Therefore, we usually introduce logarithmic computation to replace multiplication with addition.
Specifically, we take the log (with a base of 10) value of transition probability
and emission probabilities in advance.
Okay, let’s start with a sequence!
First, let’s draw the recursive matrix of dynamic programming.
There are two states: coding state c and non-coding state n.
Next, we need to set the boundary condition
which is the default probabilistic distribution of the two states.
After taking log(log10) transformation,
the probabilities turn into -0.097 and -0.699, respectively.
Next, we will fill in the cells one by one.
First, we meet the first token: C.
From the emission probability matrix, we can see that
its emission probability under the non-coding state is -0.523.
Adding it to -0.097 will get -0.62.
Similarly, this number will become
-0.699 + (-0.699) = -1.40
under the coding state.
Next, we need to move forward by one residue, which requires one step of state transition.
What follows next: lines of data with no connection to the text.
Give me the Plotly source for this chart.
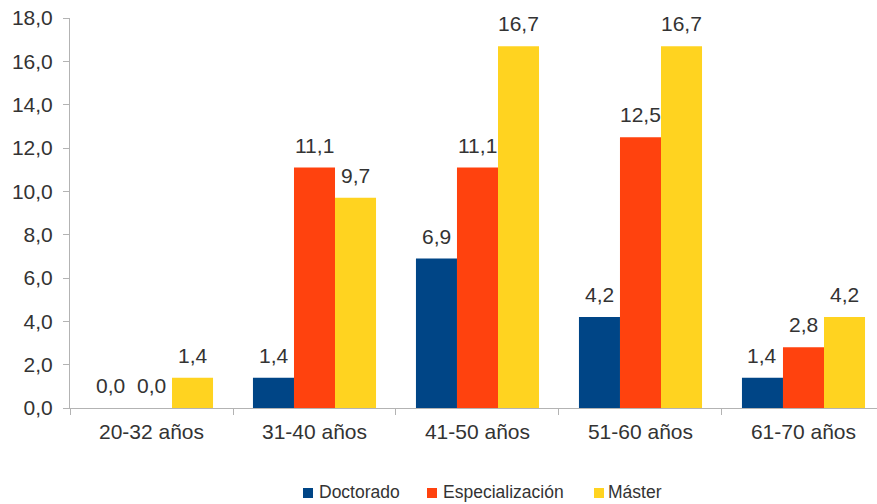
import plotly.graph_objects as go

categories = ["20-32 años", "31-40 años", "41-50 años", "51-60 años", "61-70 años"]
doctorado = [0.0, 1.4, 6.9, 4.2, 1.4]
especializacion = [0.0, 11.1, 11.1, 12.5, 2.8]
master = [1.4, 9.7, 16.7, 16.7, 4.2]

series = [
    ("Doctorado", doctorado, "#004586"),
    ("Especialización", especializacion, "#ff420e"),
    ("Máster", master, "#ffd320"),
]

FONT = "Liberation Sans, Arial, sans-serif"
TEXT = "#333333"
AXIS = "#b3b3b3"

# plot area in pixels: x 70..877, y 18..408
PLOT_L, PLOT_W, PLOT_B, PLOT_H = 70, 807, 408, 390


def px_x(px):
    return (px - PLOT_L) / PLOT_W


def px_y(py):
    return (PLOT_B - py) / PLOT_H


fig = go.Figure()
for name, vals, color in series:
    fig.add_trace(go.Bar(x=categories, y=vals, name=name, marker_color=color,
                         marker_line_width=0, showlegend=False))

# value labels above each bar, offset horizontally to the bar's slot in its group
bar_px = 41
annotations = []
for i, (name, vals, color) in enumerate(series):
    for cat, v in zip(categories, vals):
        annotations.append(dict(
            x=cat, y=v, xref="x", yref="y",
            text=f"{v:.1f}".replace(".", ","),
            showarrow=False, yanchor="bottom", xanchor="center",
            xshift=(i - 1) * bar_px, yshift=9,
            font=dict(family=FONT, size=21, color=TEXT),
        ))

# legend row below the axis: colour swatch followed by series name
shapes = []
legend_swatch_left = [303, 427, 594]
legend_text_left = [317, 441, 606]
for (name, vals, color), sx, tx in zip(series, legend_swatch_left, legend_text_left):
    shapes.append(dict(type="rect", xref="paper", yref="paper",
                       x0=px_x(sx), x1=px_x(sx + 10), y0=px_y(498), y1=px_y(488),
                       fillcolor=color, line_width=0))
    annotations.append(dict(x=px_x(tx), y=px_y(492), xref="paper", yref="paper",
                            text=name, showarrow=False, xanchor="left", yanchor="middle",
                            font=dict(family=FONT, size=17.5, color=TEXT)))

fig.update_layout(
    width=877, height=504,
    margin=dict(l=70, r=0, t=18, b=96),
    paper_bgcolor="white", plot_bgcolor="white",
    barmode="group", bargap=0.245, bargroupgap=0,
    separators=",.",
    font=dict(family=FONT, color=TEXT),
    annotations=annotations,
    shapes=shapes,
    showlegend=False,
)
fig.update_xaxes(
    type="category", range=[-0.5, 4.451],
    showline=True, linecolor=AXIS, linewidth=1,
    ticks="outside", tickson="boundaries", ticklen=6, tickcolor=AXIS,
    showgrid=False, ticklabelstandoff=5,
    tickfont=dict(family=FONT, size=21, color=TEXT),
)
fig.update_yaxes(
    range=[0, 18], dtick=2, tickformat=".1f",
    showline=True, linecolor=AXIS, linewidth=1,
    ticks="outside", ticklen=6, tickcolor=AXIS,
    showgrid=False, zeroline=False, ticklabelstandoff=6,
    tickfont=dict(family=FONT, size=21, color=TEXT),
)

fig.write_html("out.html")
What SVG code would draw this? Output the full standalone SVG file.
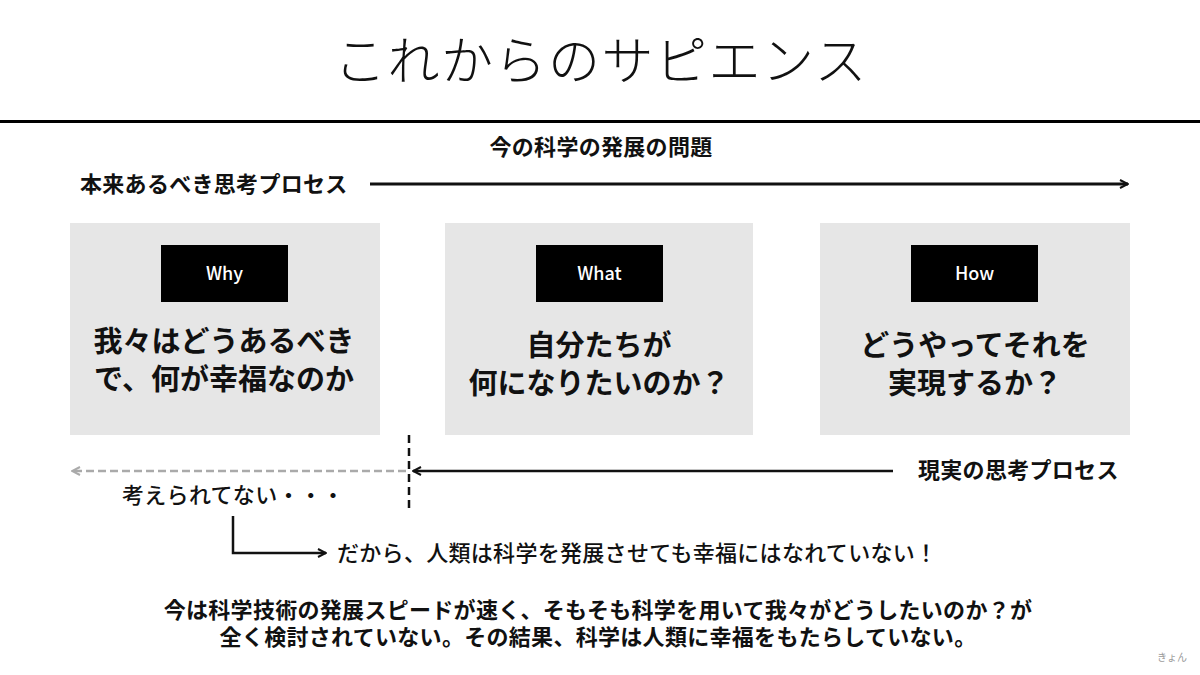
<svg xmlns="http://www.w3.org/2000/svg" width="1200" height="675" viewBox="0 0 1200 675">
<defs>
<style>
text{font-family:"Noto Sans CJK JP","Noto Sans",sans-serif;fill:#111}
.t{font-size:22px;font-weight:700;letter-spacing:0.3px}
.big{font-size:29px;font-weight:700;text-anchor:middle}
.lab{font-size:18px;font-weight:500;fill:#fff;text-anchor:middle}
.box{fill:#e6e6e6}
.tag{fill:#000}
</style>
<marker id="ah" viewBox="0 0 10 10" refX="9" refY="5" markerWidth="10" markerHeight="10" markerUnits="userSpaceOnUse" orient="auto-start-reverse"><path d="M1 1 L9 5 L1 9" fill="none" stroke="#111" stroke-width="2"/></marker>
<marker id="ahg" viewBox="0 0 10 10" refX="9" refY="5" markerWidth="10" markerHeight="10" markerUnits="userSpaceOnUse" orient="auto-start-reverse"><path d="M1 1 L9 5 L1 9" fill="none" stroke="#aaa" stroke-width="2"/></marker>
</defs>
<rect width="1200" height="675" fill="#fff"/>
<text x="601" y="80" text-anchor="middle" style="font-size:52px;font-weight:300;letter-spacing:1.5px">これからのサピエンス</text>
<rect x="0" y="120" width="1200" height="3" fill="#000"/>
<text class="t" x="601" y="155" text-anchor="middle">今の科学の発展の問題</text>
<text class="t" x="80" y="192">本来あるべき思考プロセス</text>
<g id="why">
<rect class="box" x="70" y="223" width="310" height="212"/>
<rect class="tag" x="161" y="245" width="127" height="57"/>
<text class="lab" x="224.5" y="280">Why</text>
<text class="big" x="224" y="352">我々はどうあるべき</text>
<text class="big" x="224" y="390">で、何が幸福なのか</text>
</g>
<g id="what">
<rect class="box" x="445" y="223" width="308" height="212"/>
<rect class="tag" x="536" y="245" width="127" height="57"/>
<text class="lab" x="599.5" y="280">What</text>
<text class="big" x="599" y="356">自分たちが</text>
<text class="big" x="599" y="394">何になりたいのか？</text>
</g>
<g id="how">
<rect class="box" x="820" y="223" width="310" height="212"/>
<rect class="tag" x="911" y="245" width="127" height="57"/>
<text class="lab" x="974.5" y="280">How</text>
<text class="big" x="975" y="356">どうやってそれを</text>
<text class="big" x="975" y="394">実現するか？</text>
</g>
<text class="t" x="918" y="478">現実の思考プロセス</text>
<text class="t" x="122" y="503" style="font-weight:500">考えられてない・・・</text>
<text class="t" x="337" y="561" style="font-weight:500">だから、人類は科学を発展させても幸福にはなれていない！</text>
<text class="t" x="598" y="618" text-anchor="middle">今は科学技術の発展スピードが速く、そもそも科学を用いて我々がどうしたいのか？が</text>
<text class="t" x="598" y="645" text-anchor="middle">全く検討されていない。その結果、科学は人類に幸福をもたらしていない。</text>
<text x="1172" y="661" text-anchor="middle" style="font-size:10px;fill:#999">きょん</text>
<g id="connectors" fill="none">
<line x1="370" y1="184" x2="1128" y2="184" stroke="#111" stroke-width="3" marker-end="url(#ah)"/>
<line x1="409" y1="435" x2="409" y2="510" stroke="#111" stroke-width="2.5" stroke-dasharray="8,5"/>
<line x1="406" y1="471" x2="72" y2="471" stroke="#aaa" stroke-width="2.5" stroke-dasharray="8,4" marker-end="url(#ahg)"/>
<line x1="893" y1="471" x2="413" y2="471" stroke="#111" stroke-width="2.5" marker-end="url(#ah)"/>
<polyline points="233,516 233,553 326,553" stroke="#111" stroke-width="2.5" marker-end="url(#ah)"/>
</g>
</svg>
From the transition matrix we can see that the transition probability here is -0.097.
Adding it to the emission probability of residue G under the non-coding state,
which is -0.523, we get -1.24.
Similarly, we can compute the [probability of] transiting from the coding state
to the non-coding state, which is -1.40 + (-0.398) + (-0.523) = -2.32.
Please note that this value is smaller than the -1.24
coming from the non-coding state, and will thus be discarded.
Similarly, we can finish the succeeding recursions and fill in all the rest cells one by one.
OK.Next we will do backtracking.
First, pick up the [cell at the end with the] largest probability.
Start from this cell and backtracking step by step...
OK,We can get the final result when I get the backtracking path.
In other words, we divided the input sequence CGAAAAAATCG
into non-coding regions N and coding regions C.
Due to time limitations, we have only created a very simple MSGP.
However it can be easily extended simply by adding more states.
The only limitation here is that the emission probabilities of different states
which are the content of residues here should differ very much.
Only in this case can we infer from the observed token sequences the state path
For example, Chris Burge developed a gene prediction algorithm, GenScan, in 1996.
This algorithm sets different states for exons, introns, and UTRs,
which improves its accuracy of prediction considerably,
making it one of the most successful gene prediction tools.
However, it does not differ much from the MSGP we have just discussed with respect to basic ideas;
it just introduces more states.
Similarly, you can also use similar methods to predict the 5' splicing sites and so on...
The HMM has provided for the data analysis of bioinformatics an effective probabilistic framework
by separating states and observable tokens.
This model is one of the most widely used algorithm models in current bioinformatics research.
We will provide you with supplementary materials
concerning more applications of Hidden Markov Model in bioinformatics.
Thank you, and that's all for this week.See you next week!